# Mass dilation determination

1. Feb 27, 2009

### cos

In his book 'Einstein's Universe' Nigel Calder wrote (16, BBC, 1979) -

"The world's most powerful accelerator of electrons is at Stanford in California...electrons emerge...about 40,000 times 'heavier' than when they started."

Have gamma factors in excess of that amount been generated?

How is the relativistic mass of an accelerated particle determined?

I read somewhere that the mass of a particle accelerated in a cyclotron is determined in accordance with the amount of energy that has to be applied laterally to the particle in order to maintain its circular trajectory but what is the process in relation to straight-line acceleration?

2. Feb 27, 2009

### Staff: Mentor

More powerful accelerators have been built since Calder wrote his book. The Large Electron Positron (LEP) collider at CERN accelerated electrons and positrons to 209 GeV energy, which corresponds to a Lorentz gamma factor of about 409000.

Calder probably simply used the usual equation $E = m_{relatvistic} c^2$.

Particle physicists (the people who actually use these accelerators) don't use the concept of relativistic mass, or measure it. They always use the invariant mass (a.k.a. "rest mass") and use corresponding equations to calculate energy and momentum:

$$E = \gamma m c^2 = \frac{mc^2}{\sqrt{1 - v^2 / c^2}}$$

$$p = \gamma m v = \frac {mv}{\sqrt{1 - v^2 / c^2}}$$

Actually, they use their detectors to measure the energy and momentum by various means. One way to identify a particle is to measure E and p independently, then calculate the (invariant) mass using $mc^2 = \sqrt{E^2 - (pc)^2}$. Or, if they can identify the particle by other means (by the characteristics of its interactions), and thereby know m, they can measure E and then calculate p, or measure p and then calculate E. It all depends on the particular experiment and the kinds of detectors that it uses.

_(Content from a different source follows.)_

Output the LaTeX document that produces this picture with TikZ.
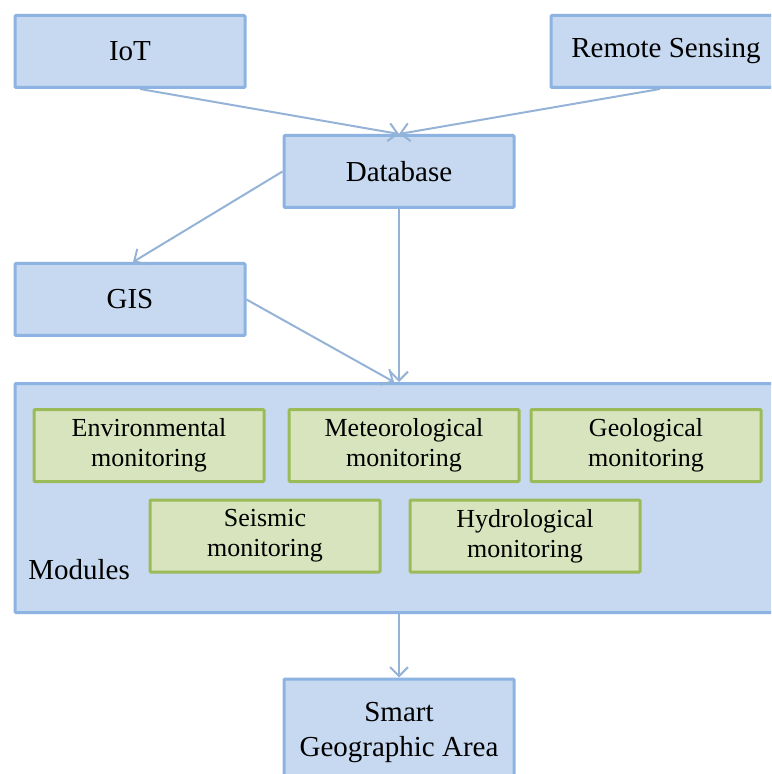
\documentclass[tikz,border=0pt]{standalone}
\usepackage{fontspec}
\setmainfont{Liberation Serif}
\usepackage{xcolor}
\definecolor{sgafill}{HTML}{C6D9F0}
\definecolor{sgaline}{HTML}{8DB3E2}
\definecolor{modfill}{HTML}{D7E4BD}
\definecolor{modline}{HTML}{9BBB59}
\definecolor{sgaarrow}{HTML}{95B3D7}
\usepackage{tikz}
\usetikzlibrary{arrows.meta,positioning,calc}

\begin{document}
\begin{tikzpicture}[x=0.5pt,y=-0.5pt,
  blkbox/.style={draw=sgaline,fill=sgafill,line width=1.5pt,rounded corners=0.5pt,
    minimum width=115pt,minimum height=36pt,align=center,
    font=\fontsize{14.5}{17.5}\selectfont},
  modbox/.style={draw=modline,fill=modfill,line width=1.5pt,rounded corners=0.5pt,
    minimum width=115pt,minimum height=36pt,align=center,
    font=\fontsize{13}{15}\selectfont},
  arr/.style={draw=sgaarrow,line width=1pt,-{Straight Barb[length=4.5pt,width=9pt]}}]
\clip (0,0) rectangle (771,774);
% sources
\node[blkbox] (iot) at (130,51.5) {IoT};
\node[blkbox] (rs) at (666,51.5) {Remote Sensing};
\node[blkbox] (db) at (399,171.5) {Database};
\node[blkbox] (gis) at (130,299.5) {GIS};
% modules panel
\node[blkbox,minimum width=383pt,minimum height=114.5pt] (mods) at (398,498) {};
\node[modbox] (env) at (149,445.5) {Environmental\\monitoring};
\node[modbox] (met) at (404,445.5) {Meteorological\\monitoring};
\node[modbox] (geo) at (646,445.5) {Geological\\monitoring};
\node[modbox] (seis) at (265,536) {Seismic\\monitoring};
\node[modbox] (hyd) at (525,536) {Hydrological\\monitoring};
\node[anchor=west,inner sep=0pt,font=\fontsize{14.5}{17.5}\selectfont] (modlbl) at (28,570) {Modules};
% output
\node[blkbox,minimum height=54pt] (sga) at (399,733) {Smart\\Geographic Area};
% connectors
\draw[arr] ([xshift=5pt]iot.south) -- (db.north);
\draw[arr] ([xshift=-3pt]rs.south) -- (db.north);
\draw[arr] (db.west) -- ([xshift=1.5pt]gis.north);
\draw[arr] (db.south) -- (db.south |- mods.north);
\draw[arr] (gis.east) -- ([xshift=-2pt]mods.north);
\draw[arr] (mods.south -| sga.north) -- (sga.north);
\end{tikzpicture}
\end{document}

To the physicists working on experiments at LEP, the circulating electrons and positrons had a mass of 511 keV/c^2, same as when at rest, an energy of 209 GeV, and a momentum of 209 GeV/c minus a tiny smidgen.

Last edited: Feb 27, 2009
3. Feb 27, 2009

### cos

Much appreciated.

4. Mar 10, 2009

### cos

I recently read an article stating that 'if an electron was boosted to 10^40 its rest mass it would have an energy of 5.11x10^39Mev which is beyond the range of the LHC.'

What is 'the range of the LHC'?

5. Mar 11, 2009

### Staff: Mentor

6. Mar 16, 2009

### cos

7. Mar 18, 2009

### cam875

"The Large Hadron Collider (LHC) is the world's largest and highest-energy particle accelerator, intended to collide opposing particle beams, of either protons at an energy of 7 TeV/particle, or lead nuclei at an energy of 574 TeV/nucleus." first paragraph on the wiki, no need to have emailed someone lol.